§ OBJECTIVE
Leaving out the pictures, retype the lines from the beginning of the listing through the line containing "ax.set_ylim(0, 8886)".

§ MATERIAL
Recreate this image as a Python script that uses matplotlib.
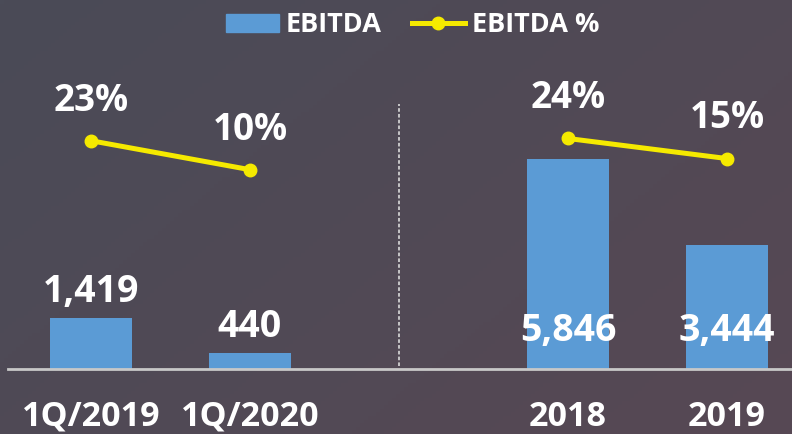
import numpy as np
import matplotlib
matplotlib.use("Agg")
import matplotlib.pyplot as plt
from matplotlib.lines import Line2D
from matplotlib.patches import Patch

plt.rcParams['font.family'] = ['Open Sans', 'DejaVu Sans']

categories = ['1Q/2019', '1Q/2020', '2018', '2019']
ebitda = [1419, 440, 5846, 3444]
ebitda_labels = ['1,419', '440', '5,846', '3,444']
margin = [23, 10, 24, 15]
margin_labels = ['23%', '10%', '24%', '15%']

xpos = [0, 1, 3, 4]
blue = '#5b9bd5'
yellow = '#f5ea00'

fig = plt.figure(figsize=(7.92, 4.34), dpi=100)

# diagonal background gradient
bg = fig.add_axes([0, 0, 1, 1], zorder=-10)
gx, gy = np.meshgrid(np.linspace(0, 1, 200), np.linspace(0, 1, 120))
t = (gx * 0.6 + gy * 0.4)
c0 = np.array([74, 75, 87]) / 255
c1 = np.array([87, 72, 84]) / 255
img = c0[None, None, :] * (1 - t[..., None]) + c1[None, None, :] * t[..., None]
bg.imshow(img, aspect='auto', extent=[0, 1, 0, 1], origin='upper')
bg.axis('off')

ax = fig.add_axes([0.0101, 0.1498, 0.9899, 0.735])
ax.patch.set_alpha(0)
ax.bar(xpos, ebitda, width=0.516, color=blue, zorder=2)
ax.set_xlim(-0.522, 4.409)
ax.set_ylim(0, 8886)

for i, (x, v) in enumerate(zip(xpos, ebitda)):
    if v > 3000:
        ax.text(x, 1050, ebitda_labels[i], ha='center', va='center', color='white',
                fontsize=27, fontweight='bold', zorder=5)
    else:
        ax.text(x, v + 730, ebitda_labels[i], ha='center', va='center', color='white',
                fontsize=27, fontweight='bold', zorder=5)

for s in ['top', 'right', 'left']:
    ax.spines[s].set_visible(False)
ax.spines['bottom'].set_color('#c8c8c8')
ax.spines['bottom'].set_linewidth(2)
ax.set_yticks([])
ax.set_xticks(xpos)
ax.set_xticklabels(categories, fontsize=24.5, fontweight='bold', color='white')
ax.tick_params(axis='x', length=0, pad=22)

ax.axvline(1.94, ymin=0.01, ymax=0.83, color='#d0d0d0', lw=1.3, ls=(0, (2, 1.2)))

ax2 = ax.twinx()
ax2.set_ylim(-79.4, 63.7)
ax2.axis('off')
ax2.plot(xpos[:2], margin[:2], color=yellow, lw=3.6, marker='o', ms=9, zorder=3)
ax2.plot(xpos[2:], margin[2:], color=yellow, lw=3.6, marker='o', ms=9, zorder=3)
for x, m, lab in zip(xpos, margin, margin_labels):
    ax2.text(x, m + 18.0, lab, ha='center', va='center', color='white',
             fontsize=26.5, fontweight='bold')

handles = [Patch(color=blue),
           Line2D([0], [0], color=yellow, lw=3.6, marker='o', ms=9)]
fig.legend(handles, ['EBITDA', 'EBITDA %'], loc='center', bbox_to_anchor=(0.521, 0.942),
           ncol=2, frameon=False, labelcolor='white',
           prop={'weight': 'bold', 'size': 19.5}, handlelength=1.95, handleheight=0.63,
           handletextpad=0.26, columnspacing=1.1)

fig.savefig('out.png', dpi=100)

§ RESULT OF THIS EXERCISE
Recreate this image as a Python script that uses matplotlib.
import numpy as np
import matplotlib
matplotlib.use("Agg")
import matplotlib.pyplot as plt
from matplotlib.lines import Line2D
from matplotlib.patches import Patch

plt.rcParams['font.family'] = ['Open Sans', 'DejaVu Sans']

categories = ['1Q/2019', '1Q/2020', '2018', '2019']
ebitda = [1419, 440, 5846, 3444]
ebitda_labels = ['1,419', '440', '5,846', '3,444']
margin = [23, 10, 24, 15]
margin_labels = ['23%', '10%', '24%', '15%']

xpos = [0, 1, 3, 4]
blue = '#5b9bd5'
yellow = '#f5ea00'

fig = plt.figure(figsize=(7.92, 4.34), dpi=100)

# diagonal background gradient
bg = fig.add_axes([0, 0, 1, 1], zorder=-10)
gx, gy = np.meshgrid(np.linspace(0, 1, 200), np.linspace(0, 1, 120))
t = (gx * 0.6 + gy * 0.4)
c0 = np.array([74, 75, 87]) / 255
c1 = np.array([87, 72, 84]) / 255
img = c0[None, None, :] * (1 - t[..., None]) + c1[None, None, :] * t[..., None]
bg.imshow(img, aspect='auto', extent=[0, 1, 0, 1], origin='upper')
bg.axis('off')

ax = fig.add_axes([0.0101, 0.1498, 0.9899, 0.735])
ax.patch.set_alpha(0)
ax.bar(xpos, ebitda, width=0.516, color=blue, zorder=2)
ax.set_xlim(-0.522, 4.409)
ax.set_ylim(0, 8886)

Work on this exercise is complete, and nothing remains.